The Unwinding is a rather classy addition to the thriving genre of American apocalypse porn. The basic thesis can be found online in Jim Kunstler’s The Clusterfuck Nation Manifesto, which runs to a few thousand words, but over hundreds of pages George Packer gives it the full literary treatment. He signals his ambition by taking as his model the USA trilogy of John Dos Passos, which spliced mash-ups of newspaper cuttings and pop lyrics, brief lives of public figures and longer episodic biographies of obscure ones, into an indignant portrait of America in the first three decades of the 20th century.

Packer’s book is non-fiction, and his ‘obscure Americans’ are real people — Tammy Thomas, a laid-off factory worker in the Midwest; Dean Price, a doomed entrepreneur in the rural South; Jeff Connaughton, a disappointed apparatchik in DC — but he has adapted Dos Passos’s method to portray the past 30 years, during which ‘the coil that held Americans together in its secure and sometimes stifling grip… gave way’, and the country was utterly changed. ‘If you were born around 1960 or afterward, you have spent your adult life in the vertigo of that unwinding.’

And as Dos Passos was outraged by the Great Depression, Packer evinces — albeit indirectly, through the characters of his narrative — a similar anger at the Great Recession, at

a decadent kleptocracy in rapid decline, abetted by both political parties — America’s masses fed on processed poison bought with a food stamp swipe card, low-skill workers structurally unable to ever contribute again and too dumb to know their old jobs weren’t coming back, the banks in Gotham leeching the last drops of wealth out of the country, corporations unrestrained by any notion of national interest, the system of property law in shambles, the world drowning in debt.

Packer is a star reporter on the New Yorker, and is adept at unpicking intricate details, such as those linking the crooked owner of a tattoo parlour in Florida to Lehman Brothers in New York. He is at home in the centres of power, in Wall Street and Washington, and Silicon Valley, where autistic billionaires preside over weirdly anti-social social network companies, engineering change without progress: ‘We wanted flying cars; instead we got 140 characters.’
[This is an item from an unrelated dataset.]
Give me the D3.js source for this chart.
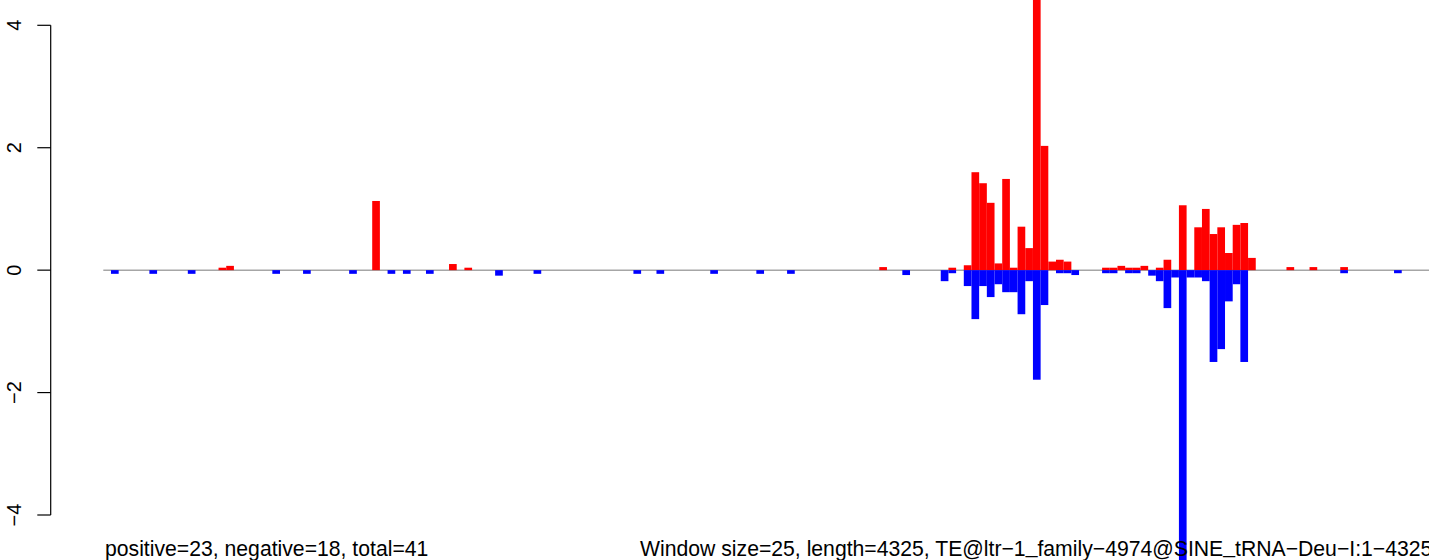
<!DOCTYPE html>
<html>
<head>
<meta charset="utf-8">
<script src="https://cdn.jsdelivr.net/npm/d3@7"></script>
<style>
  html, body { margin: 0; padding: 0; background: #ffffff; }
  svg { display: block; }
  text { font-family: "Liberation Sans", Arial, Helvetica, sans-serif; fill: #000; }
</style>
</head>
<body>
<svg id="chart" width="1429" height="560"></svg>
<script>
// ---- data (window index : value) ----
const windowSize = 25;
const seqLength = 4325;
const nWindows = 173;

const posIndex = [15, 16, 35, 45, 47, 101, 110, 112, 113, 114, 115, 116, 117, 118, 119, 120, 121, 122, 123, 124, 125,
                  130, 131, 132, 133, 134, 135, 137, 138, 140, 142, 143, 144, 145, 146, 147, 148, 149, 154, 157, 161];
const posValue = [0.04, 0.07, 1.13, 0.10, 0.04, 0.05, 0.04, 0.08, 1.60, 1.42, 1.10, 0.11, 1.49, 0.04, 0.71, 0.36, 4.8, 2.03, 0.14, 0.17, 0.14,
                  0.04, 0.04, 0.07, 0.04, 0.04, 0.07, 0.04, 0.17, 1.06, 0.70, 1.00, 0.59, 0.70, 0.28, 0.74, 0.77, 0.20, 0.05, 0.05, 0.05];

const negIndex = [1, 6, 11, 22, 26, 32, 37, 39, 42, 51, 56, 69, 72, 79, 85, 89, 104, 109, 110, 112, 113, 114, 115, 116, 117, 118, 119, 120, 121, 122,
                  124, 125, 126, 130, 131, 133, 134, 136, 137, 138, 139, 140, 141, 142, 143, 144, 145, 146, 147, 148, 161, 168];
const negValue = [-0.06, -0.06, -0.06, -0.06, -0.06, -0.06, -0.06, -0.06, -0.06, -0.09, -0.06, -0.06, -0.06, -0.06, -0.06, -0.06, -0.08, -0.18, -0.05, -0.26, -0.80, -0.26, -0.44, -0.23, -0.36, -0.36, -0.72, -0.18, -1.79, -0.57,
                  -0.05, -0.05, -0.08, -0.05, -0.05, -0.05, -0.05, -0.09, -0.18, -0.62, -0.12, -4.8, -0.12, -0.12, -0.18, -1.50, -1.29, -0.51, -0.23, -1.50, -0.05, -0.05];

const yTicks = [-4, -2, 0, 2, 4];
const leftLabel = "positive=23, negative=18, total=41";
const rightLabel = "Window size=25, length=4325, TE@ltr\u22121_family\u22124974@SINE_tRNA\u2212Deu\u2212I:1\u22124325";

// ---- layout ----
const svg = d3.select("#chart");
const W = 1429, H = 560;
svg.append("rect").attr("width", W).attr("height", H).attr("fill", "#fff");

const x = d3.scaleLinear().domain([0, nWindows]).range([103.3, 103.3 + nWindows * 7.683]);
const y = d3.scaleLinear().domain([-4, 4]).range([515.0, 25.3]);

svg.append("defs").append("clipPath").attr("id", "clip")
  .append("rect").attr("x", 0).attr("y", 0).attr("width", W).attr("height", H);

const plot = svg.append("g").attr("clip-path", "url(#clip)");

// baseline
plot.append("line")
  .attr("x1", x(0)).attr("x2", x(nWindows))
  .attr("y1", y(0)).attr("y2", y(0))
  .attr("stroke", "#a6a6a6").attr("stroke-width", 1.5);

const bw = x(1) - x(0);
const pos = posIndex.map((i, k) => ({ i, v: posValue[k] }));
const neg = negIndex.map((i, k) => ({ i, v: negValue[k] }));

plot.selectAll("rect.pos").data(pos).join("rect")
  .attr("class", "pos")
  .attr("x", d => x(d.i)).attr("width", bw)
  .attr("y", d => y(d.v)).attr("height", d => y(0) - y(d.v))
  .attr("fill", "#ff0000");

plot.selectAll("rect.neg").data(neg).join("rect")
  .attr("class", "neg")
  .attr("x", d => x(d.i)).attr("width", bw)
  .attr("y", y(0)).attr("height", d => y(d.v) - y(0))
  .attr("fill", "#0000ff");

// y axis
const axisX = 50.7;
const ax = svg.append("g");
ax.append("line").attr("x1", axisX).attr("x2", axisX)
  .attr("y1", y(-4)).attr("y2", y(4)).attr("stroke", "#000").attr("stroke-width", 1.2);
ax.selectAll("line.tick").data(yTicks).join("line")
  .attr("class", "tick")
  .attr("x1", axisX - 13.4).attr("x2", axisX)
  .attr("y1", d => y(d)).attr("y2", d => y(d))
  .attr("stroke", "#000").attr("stroke-width", 1.2);
ax.selectAll("text.tl").data(yTicks).join("text")
  .attr("class", "tl")
  .attr("transform", d => `translate(20.5,${y(d)}) rotate(-90)`)
  .attr("text-anchor", "middle")
  .style("font-size", "20px")
  .text(d => d < 0 ? "\u2212" + Math.abs(d) : String(d));

// bottom texts (underscores raised slightly, as in the reference rendering)
function addLabel(str, x0) {
  const t = svg.append("text").attr("x", x0).attr("y", 556.3).style("font-size", "21.2px");
  const parts = str.split("_");
  parts.forEach((p, k) => {
    if (k > 0) {
      t.append("tspan").attr("dy", -3.5).text("_");
      t.append("tspan").attr("dy", 3.5).text(p);
    } else {
      t.append("tspan").text(p);
    }
  });
}
addLabel(leftLabel, 105);
addLabel(rightLabel, 640);
</script>
</body>
</html>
But he is at his best in unconsidered places in the Rust and Sun Belts: in

Youngstown, Ohio, which he compellingly presents as the archetype of such post-industrial cities as Cleveland, Pittsburgh and Detroit; and in Tampa, Florida, which is apparently the most stressful city in the United States, built on ‘universal credulousness and universal fear’, where in 2005, at the height of the property lunacy, a house sold for $399,600 on 29 December, and for $589,900 on 30 December.

The main characters — the obscure ones — are essentially losers, and their stories are severely depressing, particularly that of Dean Price in North Carolina, sitting on his porch with a glass of bourbon in the dark, listening to trucks on the highway carrying chickens pumped so full of hormones they cannot walk, destined to be fried and fed to Americans who will in turn become too fat to walk. Dos Passos and Steinbeck and O’Neill wrote about losers, but to do so these days feels almost unAmerican. Forty-seven per cent of Americans are now too poor to pay income tax, but the stories they want are all about the 1 per cent, or the 0.1 per cent: ‘Winning and losing are all-American games, and in the unwinding winners win bigger than ever, floating away like bloated dirigibles.’

But his short biographies of celebrities are equally depressing. Oprah Winfrey’s unimaginable self-willed success leaves her worshippers with no excuses. Sam Walton’s Wal-Mart has killed the soul of the small-town heartland. Newt Gingrich ended civil discourse in Washington. Colin Powell had his arm twisted to sell the Iraq war to the UN. When it began, the President declared that he was sleeping like a baby. ‘I’m sleeping like a baby, too,’ said Powell. ‘Every two hours, I wake up screaming.’

The Unwinding is a far from perfect book, but it is an honest and interesting one, and exhilarating as well as depressing, and not entirely hopeless. ‘There have been unwindings every generation or two,’ writes Packer. ‘Each decline brought renewal, each implosion released energy, out of each unwinding came a new cohesion.’